Task brief: Transcribe every line from the top down to the line with "1.5, 1.6, 1.69]", both ends included, but not the pictures.

Stored data:
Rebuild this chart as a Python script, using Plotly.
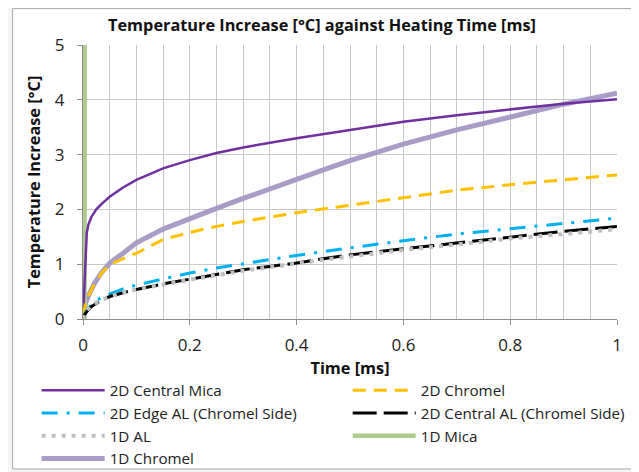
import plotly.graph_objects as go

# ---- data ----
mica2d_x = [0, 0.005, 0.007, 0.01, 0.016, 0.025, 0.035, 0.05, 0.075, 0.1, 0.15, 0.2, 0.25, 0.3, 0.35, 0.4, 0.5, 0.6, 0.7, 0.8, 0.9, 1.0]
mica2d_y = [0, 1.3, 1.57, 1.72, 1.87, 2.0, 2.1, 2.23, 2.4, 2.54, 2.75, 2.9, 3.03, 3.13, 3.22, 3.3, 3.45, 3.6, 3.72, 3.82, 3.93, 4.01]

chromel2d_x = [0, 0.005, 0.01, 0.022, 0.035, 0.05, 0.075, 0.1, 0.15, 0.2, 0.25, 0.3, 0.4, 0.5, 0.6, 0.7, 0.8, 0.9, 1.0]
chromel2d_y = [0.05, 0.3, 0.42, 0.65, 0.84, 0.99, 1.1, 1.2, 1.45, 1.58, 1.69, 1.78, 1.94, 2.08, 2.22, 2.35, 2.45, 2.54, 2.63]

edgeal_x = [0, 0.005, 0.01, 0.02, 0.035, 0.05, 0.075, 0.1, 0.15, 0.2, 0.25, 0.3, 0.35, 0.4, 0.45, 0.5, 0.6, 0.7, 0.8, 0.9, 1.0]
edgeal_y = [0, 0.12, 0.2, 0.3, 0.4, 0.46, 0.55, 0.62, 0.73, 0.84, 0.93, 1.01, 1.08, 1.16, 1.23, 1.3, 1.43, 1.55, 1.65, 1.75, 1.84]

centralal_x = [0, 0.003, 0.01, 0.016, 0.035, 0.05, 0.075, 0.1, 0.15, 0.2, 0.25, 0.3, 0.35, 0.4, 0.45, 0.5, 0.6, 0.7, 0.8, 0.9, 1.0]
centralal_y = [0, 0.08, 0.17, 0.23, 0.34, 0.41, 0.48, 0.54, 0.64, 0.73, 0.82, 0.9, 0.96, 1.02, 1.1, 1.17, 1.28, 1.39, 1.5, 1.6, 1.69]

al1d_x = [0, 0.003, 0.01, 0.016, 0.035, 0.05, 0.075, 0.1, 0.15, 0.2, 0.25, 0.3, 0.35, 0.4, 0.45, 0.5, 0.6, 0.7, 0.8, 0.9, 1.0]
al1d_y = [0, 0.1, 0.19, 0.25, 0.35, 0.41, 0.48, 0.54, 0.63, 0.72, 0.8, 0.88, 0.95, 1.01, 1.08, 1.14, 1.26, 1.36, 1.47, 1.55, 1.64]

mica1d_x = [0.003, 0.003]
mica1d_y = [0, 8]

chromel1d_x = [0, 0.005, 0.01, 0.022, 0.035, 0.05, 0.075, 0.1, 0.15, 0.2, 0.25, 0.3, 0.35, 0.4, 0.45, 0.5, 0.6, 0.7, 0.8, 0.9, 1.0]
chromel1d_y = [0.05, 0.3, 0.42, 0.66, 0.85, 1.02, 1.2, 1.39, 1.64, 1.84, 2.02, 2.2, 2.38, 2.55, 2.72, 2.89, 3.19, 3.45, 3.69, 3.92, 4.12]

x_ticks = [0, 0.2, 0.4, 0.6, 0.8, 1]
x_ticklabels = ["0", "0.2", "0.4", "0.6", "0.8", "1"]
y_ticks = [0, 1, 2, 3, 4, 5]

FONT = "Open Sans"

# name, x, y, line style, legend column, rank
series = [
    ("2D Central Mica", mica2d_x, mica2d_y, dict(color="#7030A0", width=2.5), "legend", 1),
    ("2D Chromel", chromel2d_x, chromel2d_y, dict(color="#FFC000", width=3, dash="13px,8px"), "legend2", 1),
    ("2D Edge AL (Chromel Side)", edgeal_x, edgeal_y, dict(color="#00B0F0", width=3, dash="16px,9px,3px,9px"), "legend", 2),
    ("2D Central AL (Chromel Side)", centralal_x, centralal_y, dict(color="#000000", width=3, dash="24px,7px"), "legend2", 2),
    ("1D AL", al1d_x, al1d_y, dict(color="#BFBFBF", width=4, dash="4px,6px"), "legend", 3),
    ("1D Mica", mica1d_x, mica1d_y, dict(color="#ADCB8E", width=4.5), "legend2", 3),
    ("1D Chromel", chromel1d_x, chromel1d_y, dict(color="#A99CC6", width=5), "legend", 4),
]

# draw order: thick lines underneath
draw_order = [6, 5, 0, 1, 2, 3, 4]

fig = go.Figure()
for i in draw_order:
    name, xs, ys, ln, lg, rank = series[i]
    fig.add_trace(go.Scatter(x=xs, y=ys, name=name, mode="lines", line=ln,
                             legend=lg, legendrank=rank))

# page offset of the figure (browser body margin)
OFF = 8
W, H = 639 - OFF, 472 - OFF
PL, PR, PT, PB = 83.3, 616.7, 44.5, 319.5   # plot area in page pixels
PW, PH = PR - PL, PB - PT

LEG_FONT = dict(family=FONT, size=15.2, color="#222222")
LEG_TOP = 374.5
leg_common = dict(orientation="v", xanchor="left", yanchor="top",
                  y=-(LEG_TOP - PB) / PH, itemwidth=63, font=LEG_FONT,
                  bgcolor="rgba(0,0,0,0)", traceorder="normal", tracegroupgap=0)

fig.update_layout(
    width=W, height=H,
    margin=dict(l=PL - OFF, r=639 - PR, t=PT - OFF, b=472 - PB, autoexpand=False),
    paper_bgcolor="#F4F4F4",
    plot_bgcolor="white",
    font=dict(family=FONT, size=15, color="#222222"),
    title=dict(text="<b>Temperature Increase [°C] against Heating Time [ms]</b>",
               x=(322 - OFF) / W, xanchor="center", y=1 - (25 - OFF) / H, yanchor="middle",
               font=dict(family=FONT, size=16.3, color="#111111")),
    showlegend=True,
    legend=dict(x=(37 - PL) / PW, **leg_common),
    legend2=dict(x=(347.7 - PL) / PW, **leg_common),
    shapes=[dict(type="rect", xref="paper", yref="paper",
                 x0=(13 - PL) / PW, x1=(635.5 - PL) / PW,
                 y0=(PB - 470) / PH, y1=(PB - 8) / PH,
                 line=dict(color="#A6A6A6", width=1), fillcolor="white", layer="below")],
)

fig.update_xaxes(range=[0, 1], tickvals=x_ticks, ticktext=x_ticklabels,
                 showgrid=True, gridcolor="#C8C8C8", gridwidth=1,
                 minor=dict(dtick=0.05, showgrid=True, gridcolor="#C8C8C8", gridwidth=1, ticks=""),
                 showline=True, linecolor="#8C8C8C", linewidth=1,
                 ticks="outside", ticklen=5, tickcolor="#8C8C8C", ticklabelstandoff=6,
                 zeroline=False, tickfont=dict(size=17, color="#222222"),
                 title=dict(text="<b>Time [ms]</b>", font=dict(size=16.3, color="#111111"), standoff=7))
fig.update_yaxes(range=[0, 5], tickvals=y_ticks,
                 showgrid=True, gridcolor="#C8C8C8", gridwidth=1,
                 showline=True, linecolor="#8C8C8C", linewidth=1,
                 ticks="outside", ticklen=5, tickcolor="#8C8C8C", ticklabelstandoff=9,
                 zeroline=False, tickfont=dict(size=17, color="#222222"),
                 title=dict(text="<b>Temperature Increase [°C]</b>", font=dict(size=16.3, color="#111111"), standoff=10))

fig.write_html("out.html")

Solution for this problem:
Rebuild this chart as a Python script, using Plotly.
import plotly.graph_objects as go

# ---- data ----
mica2d_x = [0, 0.005, 0.007, 0.01, 0.016, 0.025, 0.035, 0.05, 0.075, 0.1, 0.15, 0.2, 0.25, 0.3, 0.35, 0.4, 0.5, 0.6, 0.7, 0.8, 0.9, 1.0]
mica2d_y = [0, 1.3, 1.57, 1.72, 1.87, 2.0, 2.1, 2.23, 2.4, 2.54, 2.75, 2.9, 3.03, 3.13, 3.22, 3.3, 3.45, 3.6, 3.72, 3.82, 3.93, 4.01]

chromel2d_x = [0, 0.005, 0.01, 0.022, 0.035, 0.05, 0.075, 0.1, 0.15, 0.2, 0.25, 0.3, 0.4, 0.5, 0.6, 0.7, 0.8, 0.9, 1.0]
chromel2d_y = [0.05, 0.3, 0.42, 0.65, 0.84, 0.99, 1.1, 1.2, 1.45, 1.58, 1.69, 1.78, 1.94, 2.08, 2.22, 2.35, 2.45, 2.54, 2.63]

edgeal_x = [0, 0.005, 0.01, 0.02, 0.035, 0.05, 0.075, 0.1, 0.15, 0.2, 0.25, 0.3, 0.35, 0.4, 0.45, 0.5, 0.6, 0.7, 0.8, 0.9, 1.0]
edgeal_y = [0, 0.12, 0.2, 0.3, 0.4, 0.46, 0.55, 0.62, 0.73, 0.84, 0.93, 1.01, 1.08, 1.16, 1.23, 1.3, 1.43, 1.55, 1.65, 1.75, 1.84]

centralal_x = [0, 0.003, 0.01, 0.016, 0.035, 0.05, 0.075, 0.1, 0.15, 0.2, 0.25, 0.3, 0.35, 0.4, 0.45, 0.5, 0.6, 0.7, 0.8, 0.9, 1.0]
centralal_y = [0, 0.08, 0.17, 0.23, 0.34, 0.41, 0.48, 0.54, 0.64, 0.73, 0.82, 0.9, 0.96, 1.02, 1.1, 1.17, 1.28, 1.39, 1.5, 1.6, 1.69]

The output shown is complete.